The visible finish seems to cover all fittings and fasteners.

This matte finish appears to closely match that in the period shots of 2751. The plates appear to have either been subject to some kind of treatment or blown-over with a protective layer of paint/sealant.

After I acquired the plates, and on the advise of those far more learned on the subject than I, I sealed them with black paint to prevent further deterioration. This paint has been stripped off and al surfaces cleaned. The rear plates are probably original to the bike and had been painted grey.

The rear plates after paint removal and cleaning.
All four plates.

I rue the fact that original finish has been lost but the cold fact remains that these Elektron magnesium components needed properly cleaning to prevent further damage by oxidisation. The front plates, in particular, were quite pitted whilst the ones on the rear were in much better external condition having been protected by paint. A uniform finish for all plates is desirable and this can be achieved by either leaving them to darken over time or covering them with a suitable protective sealant – any comments much appreciated.

Other blow-ups of period shots:

These appear painted black.
As do these but with unpainted air scoops.
Black seems more common though.
Shot of the Ehret BL whilst in the ownership of Franc Trento.

At no point have I seen bulletproof evidence that plates were ever painted grey. What appears to be a grey painted finish in some period shots (such as the group of GFs in Brazil) is in fact one of the above listed finishes.

I thought I’d post a shot of the timing chest today.

This is what we were presented with once the cover had been removed.
Compared with a period shot taken of Terry Prince with the motor in his workshop.

Peter Johnson: “Although many of the ideas were generated by me, many came from Terry Prince… I had a lathe and mill so did lots of work fabricating bits and pieces right through the Flash. Then later, the Rapide outfit and most of all my Egli. Followed (later) by the Tighe Vincent hillclimb car by which time I was quite competent and made things once only… Terry is an extremely fine machinist, tuner and engineer and without his help my racing days would have been quite different.”
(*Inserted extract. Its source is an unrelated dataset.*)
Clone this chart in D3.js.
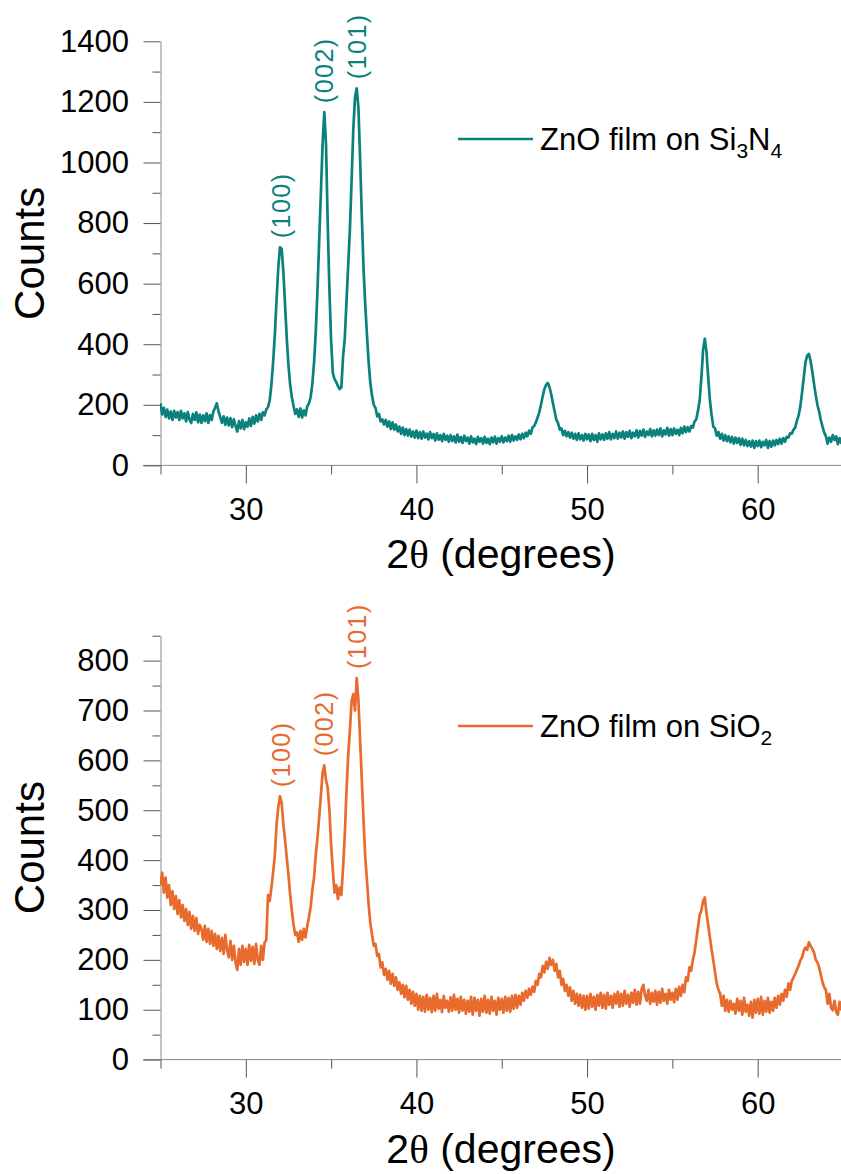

Peter Johnson always keeps an eye on this blog and is kind enough to share his recollections with me by email. Peter’s comments on the clutch:

“The original clutch was used at first… Sadly, the splined hub was soft, and kept sinking onto the output shaft… Went to see an old man who had an engineering firm close to home – wonderful place full of machinery! Only him left, sadly, to hob a new spline in better material .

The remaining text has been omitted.